### GOAL
Where a line of the listing below includes the word "with", reproduce that line.

### DATASET EXCERPT
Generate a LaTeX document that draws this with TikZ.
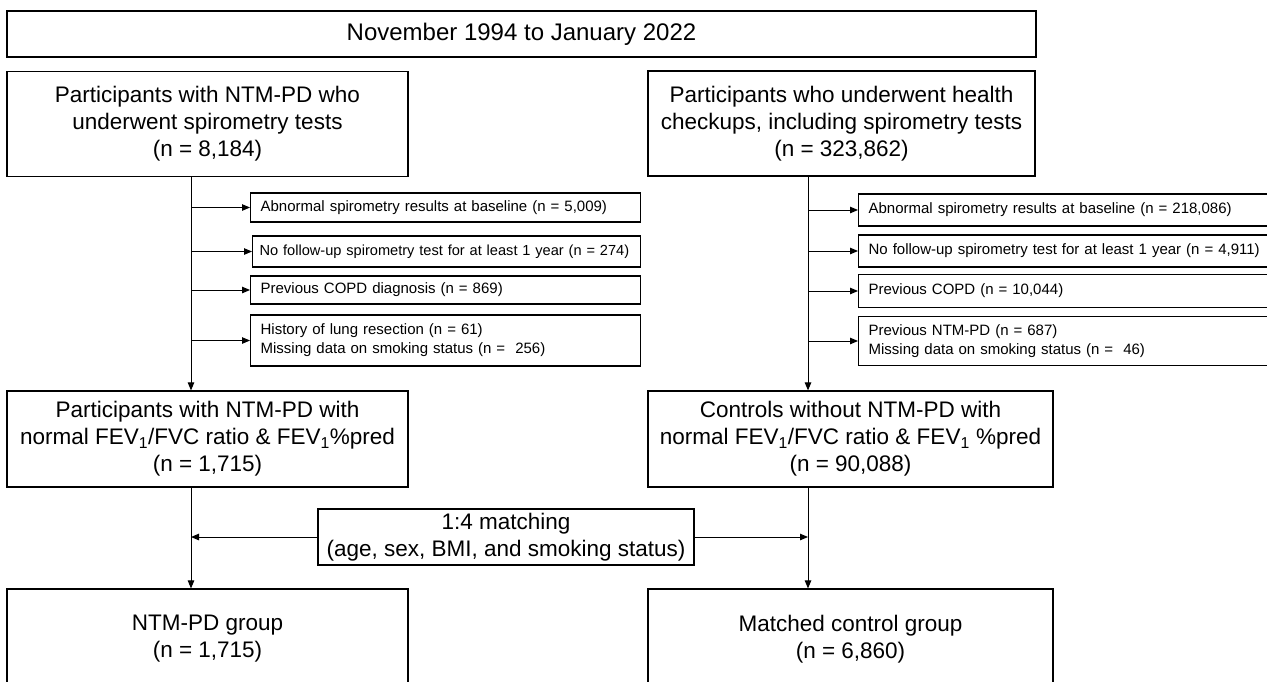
\documentclass[tikz,border=0pt]{standalone}
\usepackage{fontspec}
\setmainfont{Liberation Sans}
\usetikzlibrary{arrows.meta}

\begin{document}
\begin{tikzpicture}[x=1pt,y=-1pt,
        mainbox/.style={draw,line width=1.2pt,align=center,inner sep=0pt,font=\fontsize{22.5}{27}\selectfont},
        exclbox/.style={draw,line width=1.2pt,anchor=west,align=left,inner xsep=10pt,inner ysep=0pt,font=\fontsize{15}{19}\selectfont},
        arr/.style={line width=1pt,-{Triangle[length=8pt,width=6.5pt]}}]
        %    \draw [help lines] (0,0) grid [step=50] (1267,681);
        \clip (0,0) rectangle (1267,681);
        \fill [white] (0,0) rectangle (1267,681);

        \coordinate (lx) at (191,0);
        \coordinate (rx) at (808,0);

        \path node (period) [mainbox,minimum width=1029pt,minimum height=46pt,font=\fontsize{24}{28}\selectfont] at (521.5,34) {November 1994 to January 2022};

        \path node (ntm) [mainbox,minimum width=401pt,minimum height=105pt] at (207.5,124) {Participants with NTM-PD who\\underwent spirometry tests\\(n = 8,184)};
        \path node (chk) [mainbox,minimum width=387pt,minimum height=105pt] at (841.5,123.5) {Participants who underwent health\\checkups, including spirometry tests\\(n = 323,862)};

        \path node (exa) [exclbox,text width=370pt,minimum height=29pt] at (250,207.5) {Abnormal spirometry results at baseline (n = 5,009)};
        \path node (exb) [exclbox,inner xsep=7pt,text width=374pt,minimum height=31pt,font=\fontsize{14.6}{19}\selectfont] at (252,251.5) {\mbox{No follow-up spirometry test for at least 1 year (n = 274)}};
        \path node (exc) [exclbox,text width=370pt,minimum height=28pt] at (250,290) {Previous COPD diagnosis (n = 869)};
        \path node (exd) [exclbox,text width=370pt,minimum height=51pt] at (250,340.5) {History of lung resection (n = 61)\\Missing data on smoking status (n =\ \ 256)};

        \path node (exe) [exclbox,text width=404pt,minimum height=32pt] at (858,210) {Abnormal spirometry results at baseline (n = 218,086)};
        \path node (exf) [exclbox,text width=404pt,minimum height=32pt] at (858,251) {No follow-up spirometry test for at least 1 year (n = 4,911)};
        \path node (exg) [exclbox,text width=404pt,minimum height=33pt] at (858,291) {Previous COPD (n = 10,044)};
        \path node (exh) [exclbox,text width=404pt,minimum height=49pt] at (858,341) {Previous NTM-PD (n = 687)\\Missing data on smoking status (n =\ \ 46)};

        \path node (ntmn) [mainbox,minimum width=401pt,minimum height=96pt] at (207.5,439) {Participants with NTM-PD with\\normal FEV\textsubscript{1}/FVC ratio \& FEV\textsubscript{1}\%pred\\(n = 1,715)};
        \path node (ctrl) [mainbox,minimum width=405pt,minimum height=96pt] at (850.5,439) {Controls without NTM-PD with\\normal FEV\textsubscript{1}/FVC ratio \& FEV\textsubscript{1} \%pred\\(n = 90,088)};

        \path node (match) [mainbox,minimum width=376pt,minimum height=56pt] at (506,537) {1:4 matching\\(age, sex, BMI, and smoking status)};

        \path node (grp) [mainbox,minimum width=401pt,minimum height=100pt] at (207.5,639) {NTM-PD group\\(n = 1,715)};
        \path node (mcg) [mainbox,minimum width=405pt,minimum height=100pt] at (850.5,639) {Matched control group\\(n = 6,860)};

        % left flow
        \draw[arr] (ntm.south -| lx) -- (ntmn.north -| lx);
        \draw[arr] (ntmn.south -| lx) -- (grp.north -| lx);
        \foreach \e in {exa,exb,exc,exd}
            \draw[arr] (lx |- \e) -- (\e);

        % right flow
        \draw[arr] (chk.south -| rx) -- (ctrl.north -| rx);
        \draw[arr] (ctrl.south -| rx) -- (mcg.north -| rx);
        \foreach \e in {exe,exf,exg,exh}
            \draw[arr] (rx |- \e) -- (\e);

        \draw[arr] (match) -- (lx |- match);
        \draw[arr] (match) -- (rx |- match);
\end{tikzpicture}
\end{document}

### SOLUTION TO THE PROBLEM
Generate a LaTeX document that draws this with TikZ.
        \path node (ntm) [mainbox,minimum width=401pt,minimum height=105pt] at (207.5,124) {Participants with NTM-PD who\\underwent spirometry tests\\(n = 8,184)};
        \path node (ntmn) [mainbox,minimum width=401pt,minimum height=96pt] at (207.5,439) {Participants with NTM-PD with\\normal FEV\textsubscript{1}/FVC ratio \& FEV\textsubscript{1}\%pred\\(n = 1,715)};
        \path node (ctrl) [mainbox,minimum width=405pt,minimum height=96pt] at (850.5,439) {Controls without NTM-PD with\\normal FEV\textsubscript{1}/FVC ratio \& FEV\textsubscript{1} \%pred\\(n = 90,088)};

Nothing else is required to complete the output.